Behavioral data analytics isn’t just a tech buzzword — it’s a practical, powerful tool that’s transforming industries. Here’s how it’s being used in the real world:
E-Commerce: Turning “Maybe” Into “Take My Money”
Platforms like Amazon and Shopify are masters of behavioral analytics. By tracking browsing habits, abandoned carts, and even hover behavior, they can predict user intent with uncanny accuracy.
For example, if a customer frequently browses sneakers but never buys, Amazon might send them a personalized email with a discount code or feature those sneakers on their homepage. It’s like they know — because they do.
Streaming Services: The Netflix Formula
Netflix takes behavioral analytics to the next level. By analyzing when users pause, rewind, and skip content, Netflix fine-tunes its recommendations to keep viewers glued to the screen. It’s why you can’t just watch one episode of your favorite series. And if Netflix ever asks, yes, we’re still watching.
This level of personalization has helped Netflix achieve an 80% retention rate, one of the highest in the streaming industry.
Marketing Campaigns: Smarter, Not Louder
Behavioral analytics powers smarter marketing. For instance, if a user clicks on an email about workout gear but doesn’t buy, retargeted ads might display limited-time discounts on similar items. Done right, this approach boosts conversions without annoying users with irrelevant offers (no one wants ads for lawnmowers when they’re shopping for sneakers).

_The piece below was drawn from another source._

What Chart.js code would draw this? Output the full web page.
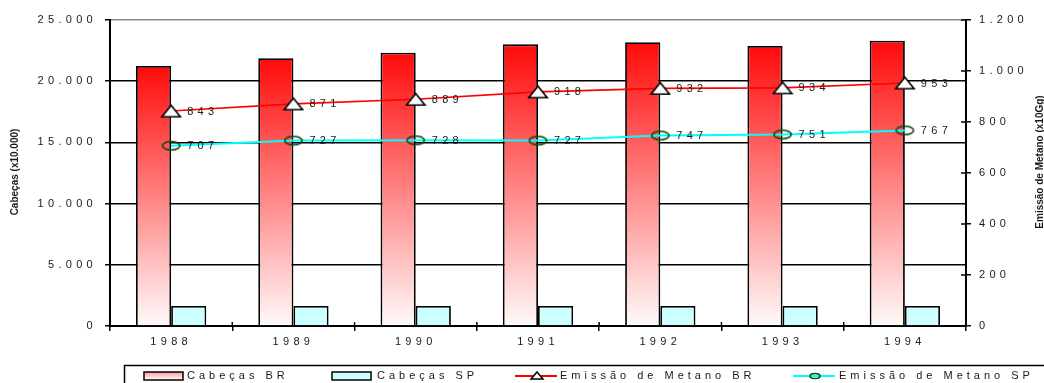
<!DOCTYPE html>
<html>
<head>
<meta charset="utf-8">
<script src="https://cdn.jsdelivr.net/npm/chart.js@4/dist/chart.umd.min.js"></script>
<style>
  html, body { margin: 0; padding: 0; background: #fff; overflow: hidden; }
  #wrap { width: 1044px; height: 383px; position: relative; }
  canvas { display: block; }
</style>
</head>
<body>
<div id="wrap"><canvas id="c" width="1044" height="383"></canvas></div>
<script>
// Rebanho (cabeças x10.000) e emissão de metano (x10Gg), 1988-1994
const years      = ['1988', '1989', '1990', '1991', '1992', '1993', '1994'];
const cabecasBR  = [21240, 21870, 22330, 23010, 23180, 22880, 23310];
const cabecasSP  = [1630, 1630, 1630, 1630, 1630, 1630, 1630];
const metanoBR   = [843, 871, 889, 918, 932, 934, 953];
const metanoSP   = [707, 727, 728, 727, 747, 751, 767];
const leftTicks  = [0, 5000, 10000, 15000, 20000, 25000];
const rightTicks = [0, 200, 400, 600, 800, 1000, 1200];
const seriesNames = ['Cabeças BR', 'Cabeças SP', 'Emissão de Metano BR', 'Emissão de Metano SP'];
const axisTitles  = ['Cabeças (x10.000)', 'Emissão de Metano (x10Gg)'];

const FONT = '"Liberation Sans", Arial, sans-serif';
const TEXT = '#1a1a1a';
const SPACING = '4.3px';
const LEGEND_SPACING = '4px';

// thousands separator with a dot
const fmt = v => String(v).replace(/\B(?=(\d{3})+(?!\d))/g, '.');

// marker images
function triangleMarker(w, h, lw) {
  const c = document.createElement('canvas');
  c.width = w + 2; c.height = h + 2;
  const g = c.getContext('2d');
  g.beginPath();
  g.moveTo(c.width / 2, 1 + lw / 2);
  g.lineTo(c.width - 1 - lw / 2, c.height - 1 - lw / 2);
  g.lineTo(1 + lw / 2, c.height - 1 - lw / 2);
  g.closePath();
  g.fillStyle = '#fff'; g.fill();
  g.lineWidth = lw; g.strokeStyle = '#000'; g.stroke();
  return c;
}
function ellipseMarker(w, h, lw, color) {
  const c = document.createElement('canvas');
  c.width = w + 2; c.height = h + 2;
  const g = c.getContext('2d');
  g.beginPath();
  g.ellipse(c.width / 2, c.height / 2, w / 2 - lw / 2, h / 2 - lw / 2, 0, 0, Math.PI * 2);
  g.lineWidth = lw; g.strokeStyle = color; g.stroke();
  return c;
}
const triBig = triangleMarker(20, 13, 1.6);
const ellBig = ellipseMarker(19, 10, 1.6, '#0b4a0b');

// red-to-white fill running down each bar
function barGradient(ctx) {
  const chart = ctx.chart;
  if (!chart.chartArea || ctx.type !== 'data') return '#ff8080';
  const y = chart.scales.y;
  const top = y.getPixelForValue(ctx.raw);
  const bot = y.getPixelForValue(0);
  const g = chart.ctx.createLinearGradient(0, top, 0, bot);
  g.addColorStop(0, '#ff0a0a');
  g.addColorStop(1, '#fffafa');
  return g;
}

// spaced-out lettering for the chart's text
const letterSpacing = {
  id: 'letterSpacing',
  beforeLayout(chart) { chart.ctx.letterSpacing = SPACING; },
  beforeDraw(chart) { chart.ctx.letterSpacing = SPACING; }
};

// small tick marks crossing into the plot on the right and bottom axes
const innerTicks = {
  id: 'innerTicks',
  afterDatasetsDraw(chart) {
    const { ctx, chartArea: a } = chart;
    const r = chart.scales.y1, x = chart.scales.x;
    ctx.save();
    ctx.strokeStyle = '#000';
    ctx.lineWidth = 1.5;
    ctx.beginPath();
    rightTicks.forEach(v => {
      const py = r.getPixelForValue(v);
      ctx.moveTo(a.right - 5, py); ctx.lineTo(a.right, py);
    });
    for (let i = 1; i < years.length; i++) {
      const px = (x.getPixelForValue(i - 1) + x.getPixelForValue(i)) / 2;
      ctx.moveTo(px, a.bottom - 4); ctx.lineTo(px, a.bottom);
    }
    ctx.stroke();
    ctx.restore();
  }
};

// value labels beside the line points
const pointLabels = {
  id: 'pointLabels',
  afterDatasetsDraw(chart) {
    const ctx = chart.ctx;
    ctx.save();
    ctx.font = '11px ' + FONT;
    ctx.letterSpacing = SPACING;
    ctx.fillStyle = TEXT;
    ctx.textAlign = 'left';
    ctx.textBaseline = 'middle';
    chart.data.datasets.forEach((ds, i) => {
      if (ds.type !== 'line') return;
      chart.getDatasetMeta(i).data.forEach((pt, j) => {
        ctx.fillText(String(ds.data[j]), pt.x + 16, pt.y + 0.5);
      });
    });
    ctx.restore();
  }
};

// rotated axis titles
const axisTitleText = {
  id: 'axisTitleText',
  afterDraw(chart) {
    const ctx = chart.ctx;
    ctx.save();
    ctx.letterSpacing = '0px';
    ctx.font = 'bold 10px ' + FONT;
    ctx.fillStyle = TEXT;
    ctx.textAlign = 'center';
    ctx.textBaseline = 'middle';
    [[15, 172, axisTitles[0]], [1040, 162, axisTitles[1]]].forEach(([x, y, t]) => {
      ctx.save();
      ctx.translate(x, y);
      ctx.rotate(-Math.PI / 2);
      ctx.fillText(t, 0, 0);
      ctx.restore();
    });
    ctx.restore();
  }
};

// boxed legend along the bottom edge
const boxLegend = {
  id: 'boxLegend',
  afterDraw(chart) {
    const ctx = chart.ctx;
    const starts = [144, 332, 515, 793];
    const cy = 376;
    ctx.save();
    ctx.lineWidth = 1.5;
    ctx.strokeStyle = '#000';
    ctx.strokeRect(124.5, 365.5, 940, 40);

    ctx.font = '11px ' + FONT;
    ctx.letterSpacing = LEGEND_SPACING;
    ctx.fillStyle = TEXT;
    ctx.textBaseline = 'middle';
    ctx.textAlign = 'left';

    // bar swatches
    const g = ctx.createLinearGradient(0, cy - 4, 0, cy + 4);
    g.addColorStop(0, '#ff9a9a'); g.addColorStop(1, '#ffffff');
    [[starts[0], g], [starts[1], '#ccffff']].forEach(([x, fill]) => {
      ctx.fillStyle = fill;
      ctx.fillRect(x, cy - 4, 39, 8);
      ctx.lineWidth = 1.5;
      ctx.strokeRect(x, cy - 4, 39, 8);
    });
    // line swatches
    [[starts[2], '#ff0000', 'tri'], [starts[3], '#00ffff', 'ell']].forEach(([x, col, m]) => {
      ctx.strokeStyle = col;
      ctx.lineWidth = 2;
      ctx.beginPath(); ctx.moveTo(x, cy); ctx.lineTo(x + 42, cy); ctx.stroke();
      const mx = x + 22;
      ctx.lineWidth = 1.5;
      if (m === 'tri') {
        ctx.beginPath();
        ctx.moveTo(mx, cy - 4); ctx.lineTo(mx + 6, cy + 3); ctx.lineTo(mx - 6, cy + 3); ctx.closePath();
        ctx.fillStyle = '#fff'; ctx.fill();
        ctx.strokeStyle = '#000'; ctx.stroke();
      } else {
        ctx.beginPath();
        ctx.ellipse(mx, cy, 5, 2.5, 0, 0, Math.PI * 2);
        ctx.strokeStyle = '#0b4a0b'; ctx.stroke();
      }
      ctx.strokeStyle = '#000';
    });

    ctx.fillStyle = TEXT;
    const textX = [starts[0] + 43, starts[1] + 45, starts[2] + 45, starts[3] + 46];
    seriesNames.forEach((t, i) => ctx.fillText(t, textX[i], cy));
    ctx.restore();
  }
};

Chart.defaults.font.family = FONT;
Chart.defaults.font.size = 11;
Chart.defaults.color = TEXT;

new Chart(document.getElementById('c'), {
  data: {
    labels: years,
    datasets: [
      {
        type: 'bar', label: seriesNames[0], data: cabecasBR, yAxisID: 'y', order: 2,
        backgroundColor: barGradient, borderColor: '#000', borderWidth: 1.8, borderSkipped: 'bottom'
      },
      {
        type: 'bar', label: seriesNames[1], data: cabecasSP, yAxisID: 'y', order: 2,
        backgroundColor: '#ccffff', borderColor: '#000', borderWidth: 1.8, borderSkipped: 'bottom'
      },
      {
        type: 'line', label: seriesNames[2], data: metanoBR, yAxisID: 'y1', order: 1,
        borderColor: '#ff0000', borderWidth: 1.6, tension: 0, fill: false,
        pointStyle: triBig, pointRadius: 10
      },
      {
        type: 'line', label: seriesNames[3], data: metanoSP, yAxisID: 'y1', order: 1,
        borderColor: '#00ffff', borderWidth: 2, tension: 0, fill: false,
        pointStyle: ellBig, pointRadius: 10
      }
    ]
  },
  options: {
    responsive: false,
    maintainAspectRatio: false,
    animation: false,
    devicePixelRatio: 1,
    layout: { padding: { top: 20, left: 0, right: 0, bottom: 0 } },
    datasets: { bar: { barPercentage: 1, categoryPercentage: 0.575 } },
    plugins: { legend: { display: false }, tooltip: { enabled: false } },
    scales: {
      x: {
        type: 'category',
        offset: true,
        grid: { display: true, drawOnChartArea: false, offset: true, color: '#000', lineWidth: 1.5, tickLength: 5 },
        border: { display: true, color: '#000', width: 2 },
        ticks: { padding: 4, maxRotation: 0, autoSkip: false, font: { size: 11 } },
        afterFit(s) { s.height = 57; }
      },
      y: {
        position: 'left',
        min: 0, max: 25000,
        afterBuildTicks(s) { s.ticks = leftTicks.map(v => ({ value: v })); },
        grid: {
          color: c => (c.tick && c.tick.value === 25000 ? '#8a8a8a' : '#000'),
          tickColor: '#000',
          lineWidth: 1.5,
          tickLength: 5
        },
        border: { display: true, color: '#000', width: 2 },
        ticks: { padding: 8, callback: v => fmt(v), font: { size: 11 } },
        afterFit(s) { s.width = 110; }
      },
      y1: {
        position: 'right',
        min: 0, max: 1200,
        afterBuildTicks(s) { s.ticks = rightTicks.map(v => ({ value: v })); },
        grid: { drawOnChartArea: false, color: '#000', lineWidth: 1.5, tickLength: 5 },
        border: { display: true, color: '#000', width: 2 },
        ticks: { padding: 8, callback: v => fmt(v), font: { size: 11 } },
        afterFit(s) { s.width = 78; }
      }
    }
  },
  plugins: [letterSpacing, innerTicks, pointLabels, axisTitleText, boxLegend]
});
</script>
</body>
</html>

Case Study: McKinsey’s Behavioral Analytics Makeover
Background
A leading retailer was struggling to grow its online sales despite heavy investments in digital marketing and platform design. While traffic to the website was steady, customers were not completing purchases, and overall engagement was alarmingly low. The retailer needed a data-driven solution to pinpoint the root of these issues and turn things around.
Challenge
The retailer faced significant issues in two key areas: customers were abandoning their carts at an alarming rate, and the overall website experience was pushing visitors away before they could engage with the brand. Many users added products to their carts but left as soon as unexpected fees or unclear costs appeared during checkout. Additionally, a complicated and lengthy checkout process created friction, further discouraging conversions.
Solution
McKinsey used behavioral data analytics to identify problem areas by analyzing the full customer journey across the retailer’s website. This approach revealed that hidden shipping costs and an overly complex checkout process were the primary reasons users were abandoning their carts. McKinsey implemented predictive analytics to flag users at risk of leaving and created personalized nudges, such as simplified checkout steps, upfront pricing transparency, and follow-up emails offering exclusive discounts.
15% Increase in Conversions: Removing hidden costs and simplifying the checkout process helped more users finalize purchases.
20% Boost in Engagement: Personalized reminders and incentives encouraged hesitant customers to return and complete their purchases.
30% Reduction in Bounce Rates: Improved navigation and clearer communication kept users on the site longer, leading to better overall engagement.
Conclusion
Behavioral data analytics is like having a crystal ball for user engagement — except it’s powered by data, not magic. By understanding the “why” behind user actions, businesses can predict what their customers need and create experiences that feel personalized, seamless, and intuitive.
From boosting conversions in e-commerce to keeping Netflix viewers hooked, the possibilities are endless. And as technology evolves, so will the ability to predict and shape user behavior in ways we’ve never seen before.
In the end, understanding user behavior isn’t just smart — it’s essential. Because when you can give people what they want before they even realize they want it, you’re not just meeting expectations — you’re exceeding them. And maybe even selling a few more yoga mats along the way.